ECB、方針どおり10月から資産買入額を半減
▣ 資産買入れは年内終了へ
欧州中央銀行(ECB)は9月13日の理事会で、政策金利を据え置くとともに、6月に決定したとおり、現行の月300億ユーロの資産買入れを10月から月150億ユーロに半減させること、またデータが理事会の中期インフレ見通しを確認するものとなれば年内で買入れを終了することを決定しました。引き続き、政策金利は、“インフレの持続的な持ち直しが確実になるまで必要な限り、少なくとも2019 年夏まで現状の水準を維持する”としました。
あわせて公表したECBスタッフによる経済見通しは、貿易摩擦などの影響で外需が弱まったことから、2018、2019年の成長率見通しを若干引き下げましたが、ドラギ総裁は記者会見で、「成長率がこのところ、潜在成長率を上回っている」、「ユーロ圏経済の成長見通しを取り巻くリスクはおおむね均衡している」との認識を示しました(図表1)。
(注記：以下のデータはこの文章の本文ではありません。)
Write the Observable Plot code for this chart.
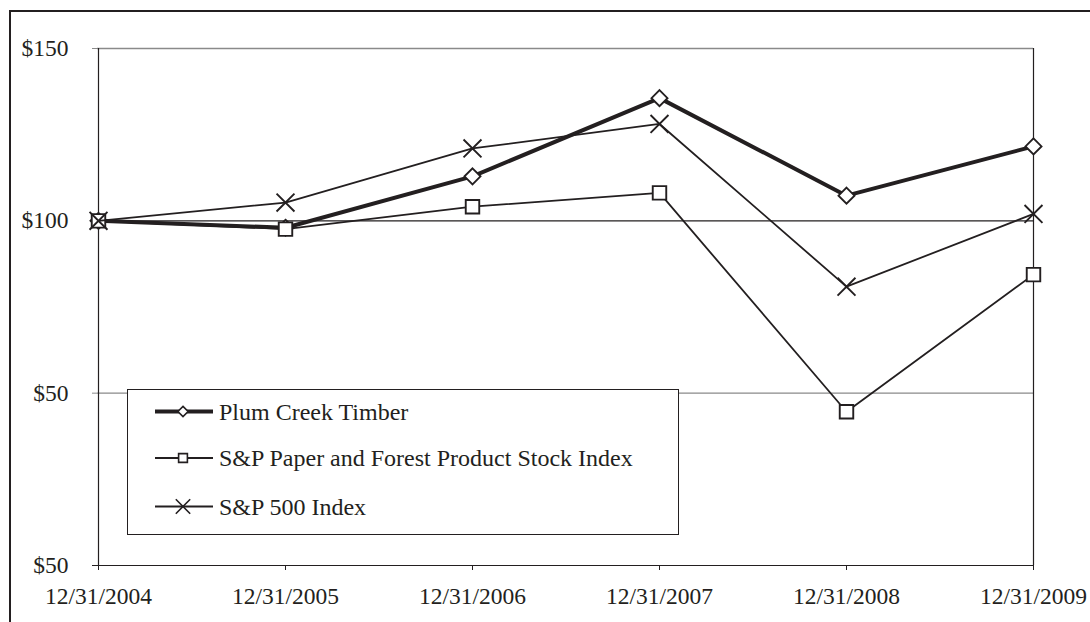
<!DOCTYPE html>
<html>
<head>
<meta charset="utf-8">
<script src="https://cdn.jsdelivr.net/npm/d3@7"></script>
<script src="https://cdn.jsdelivr.net/npm/@observablehq/plot@0.6"></script>
<style>
  html, body { margin: 0; padding: 0; background: #fff; width: 1090px; height: 622px; overflow: hidden; }
  #wrap { position: relative; width: 1090px; height: 622px; }
  #frame { position: absolute; left: 9px; top: 10px; width: 1200px; height: 800px; border: 2px solid #231f20; box-sizing: border-box; }
  #chart { position: absolute; left: 0; top: 0; }
  #legend { position: absolute; left: 127px; top: 389px; width: 552px; height: 146px; box-sizing: border-box;
            border: 1.5px solid #231f20; background: #fff; }
  svg text { font-family: "Liberation Serif", Tinos, "Times New Roman", serif; }
</style>
</head>
<body>
<div id="wrap">
  <div id="frame"></div>
  <div id="chart"></div>
  <div id="legend"></div>
</div>
<script>
const dates = ["12/31/2004", "12/31/2005", "12/31/2006", "12/31/2007", "12/31/2008", "12/31/2009"];
const plumCreek = [100, 98.0, 112.9, 135.6, 107.3, 121.6];
const paperIndex = [100, 97.6, 104.1, 108.1, 44.6, 84.4];
const sp500 = [100, 105.3, 121.0, 128.1, 80.9, 102.0];
const seriesNames = ["Plum Creek Timber", "S&P Paper and Forest Product Stock Index", "S&P 500 Index"];
const yTicks = [0, 50, 100, 150];
const yTickLabels = ["$50", "$50", "$100", "$150"];

const seriesValues = [plumCreek, paperIndex, sp500];
const rows = seriesNames.flatMap((s, i) => dates.map((d, j) => ({series: s, date: d, value: seriesValues[i][j]})));
const bySeries = name => rows.filter(r => r.series === name);

const ink = "#231f20";
const serif = "'Liberation Serif', Tinos, 'Times New Roman', serif";
const fmt = d => yTickLabels[yTicks.indexOf(d)];

const styles = [
  {symbol: "diamond2", r: 7.2, lineWidth: 4},
  {symbol: "square2", r: 8.6, lineWidth: 1.8},
  {symbol: "times", r: 8.2, lineWidth: 1.8}
];

const seriesMarks = seriesNames.flatMap((name, i) => [
  Plot.line(bySeries(name), {x: "date", y: "value", stroke: ink, strokeWidth: styles[i].lineWidth}),
  Plot.dot(bySeries(name), {x: "date", y: "value", symbol: styles[i].symbol, r: styles[i].r,
    stroke: ink, fill: "white", strokeWidth: 1.9})
]);

const chart = Plot.plot({
  width: 1090,
  height: 622,
  marginLeft: 97,
  marginRight: 57,
  marginTop: 48,
  marginBottom: 57,
  style: {fontFamily: serif, fontSize: "23.5px", color: ink, background: "transparent"},
  x: {type: "point", domain: dates, padding: 0},
  y: {domain: [0, 150]},
  marks: [
    Plot.ruleY([50, 150], {stroke: "#8a8a8a", strokeWidth: 1.3}),
    Plot.ruleY([100], {stroke: ink, strokeWidth: 1.2}),
    Plot.ruleX([dates[0], dates[dates.length - 1]], {y1: 0, y2: 150, stroke: ink, strokeWidth: 1.2}),
    Plot.ruleY([0], {stroke: ink, strokeWidth: 1.2}),
    Plot.axisY([50, 150], {tickFormat: fmt, tickSize: 5, tickPadding: 24, stroke: "#8a8a8a", fill: ink, label: null}),
    Plot.axisY([0, 100], {tickFormat: fmt, tickSize: 5, tickPadding: 24, stroke: ink, fill: ink, label: null}),
    Plot.axisX({tickSize: 5, tickPadding: 17, stroke: ink, fill: ink, label: null}),
    ...seriesMarks
  ]
});
document.getElementById("chart").appendChild(chart);

// Legend
const legend = d3.select("#legend");
const lsvg = legend.append("svg").attr("width", 549).attr("height", 143).style("position", "absolute").style("left", 0).style("top", 0);
const rowY = [21.5, 68, 116.5];
const sizes = [Math.PI * 4.6 * 4.6, Math.PI * 5.6 * 5.6, Math.PI * 6.6 * 6.6];
const d3Symbols = [d3.symbolDiamond2, d3.symbolSquare2, d3.symbolTimes];
seriesNames.forEach((name, i) => {
  const g = lsvg.append("g").attr("transform", `translate(0,${rowY[i]})`);
  g.append("line").attr("x1", 27).attr("x2", 85).attr("y1", 0).attr("y2", 0)
    .attr("stroke", ink).attr("stroke-width", styles[i].lineWidth);
  g.append("path").attr("d", d3.symbol(d3Symbols[i], sizes[i])()).attr("transform", "translate(55,0)")
    .attr("fill", "white").attr("stroke", ink).attr("stroke-width", 1.6);
  g.append("text").attr("x", 91).attr("y", 0).attr("dy", "0.35em").attr("fill", ink)
    .style("font-size", "24px").style("font-family", serif).text(name);
});
</script>
</body>
</html>
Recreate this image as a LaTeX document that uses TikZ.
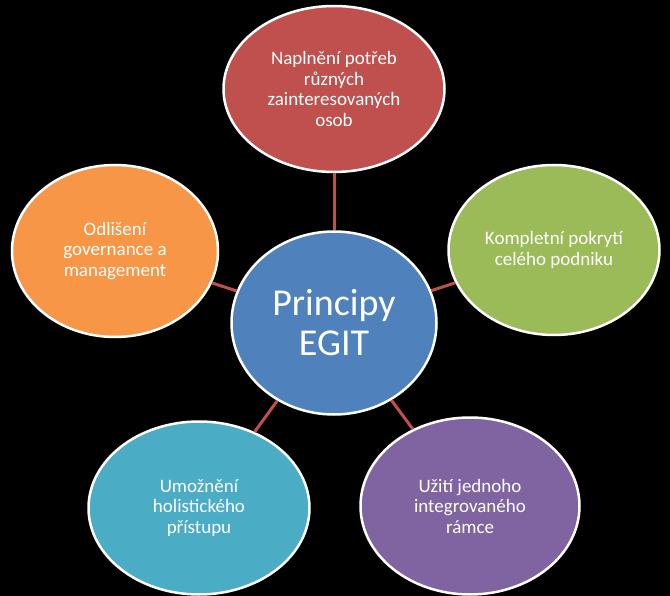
\documentclass[tikz,border=0pt]{standalone}
\usepackage{fontspec}
\setmainfont{Carlito}
\usetikzlibrary{shapes.geometric}
\definecolor{egitblue}{HTML}{4F81BD}
\definecolor{egitred}{HTML}{C0504D}
\definecolor{egitgreen}{HTML}{9BBB59}
\definecolor{egitpurple}{HTML}{8064A2}
\definecolor{egitteal}{HTML}{4BACC6}
\definecolor{egitorange}{HTML}{F79646}
\tikzset{
  bubble/.style={ellipse, draw=white, line width=2.5pt, text=white, align=center,
    inner sep=0pt, font=\fontsize{19}{20.5}\selectfont},
  link/.style={draw=egitred, line width=3pt}
}

\begin{document}
\begin{tikzpicture}[x=1pt,y=-1pt]
		\fill[black] (0,0) rectangle (670,596);
		\useasboundingbox (0,0) rectangle (670,596);
		\node[bubble, fill=egitblue, minimum width=205pt, minimum height=183pt,
		  font=\fontsize{38}{40}\selectfont] (egit) at (334,323) {Principy\\EGIT};
		\node[bubble, fill=egitred, minimum width=221pt, minimum height=166pt] (potreby) at (334,89)
		  {Naplnění potřeb\\různých\\zainteresovaných\\osob};
		\node[bubble, fill=egitgreen, minimum width=211pt, minimum height=170pt] (pokryti) at (554,250)
		  {Kompletní pokrytí\\celého podniku};
		\node[bubble, fill=egitpurple, minimum width=219pt, minimum height=177pt] (ramec) at (470,506)
		  {Užití jednoho\\integrovaného\\rámce};
		\node[bubble, fill=egitteal, minimum width=221pt, minimum height=173pt] (pristup) at (199,508)
		  {Umožnění\\holistického\\přístupu};
		\node[bubble, fill=egitorange, minimum width=206pt, minimum height=172pt] (odliseni) at (115,251)
		  {Odlišení\\governance a\\management};
		\foreach \n in {potreby,pokryti,ramec,pristup,odliseni}
		\draw[link] (egit) -- (\n);
	\end{tikzpicture}
\end{document}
他方、不確実要因は、新興国市場の動向、金融市場のボラティリティ(変動)に加え、「世界経済における不確実性の最大の原因は保護主義」と、貿易摩擦への懸念を示しました。
消費者物価上昇率の見通しについては据え置いたものの、「インフレ見通しをめぐる不確実性は後退している」と、“2.0%未満かつその近辺”としている物価目標に収束していくとの見方も示しました。
▣ 保有債券の再投資はまだ先
今回のドラギ総裁の記者会見では、年内の資産買入れ終了後の、保有債券の償還金等の再投資(保有資産残高の維持)への質問も出ましたが、ドラギ総裁は「まだ討議していないものの、次回(11月)か12月の理事会で討議することになるだろう」と、徐々に出口戦略(金融政策の正常化)を進める姿勢を示しました。
もっとも、米連邦準備制度理事会(FRB)が保有資産の縮小に着手したのは、利上げ開始から2年近く経過した後で、ECBについても当分の間、保有残高は維持されることが見込まれます。
来年夏までの金融政策の道筋は示されており、市場では今後、利上げ開始時期、保有資産の縮小時期、次期総裁(ドラギ総裁は来年10月末で任期満了)などに目が向くことになりそうです。
ちなみに、消費者物価上昇率は2019年中盤にかけてやや鈍化する見通しになっており、利上げを急がない姿勢が示されています(図表2)。10年債利回り、ユーロについても見通しが6月から下方修正されており、金利、ユーロの上値は限定的との見通しです(図表3、4)。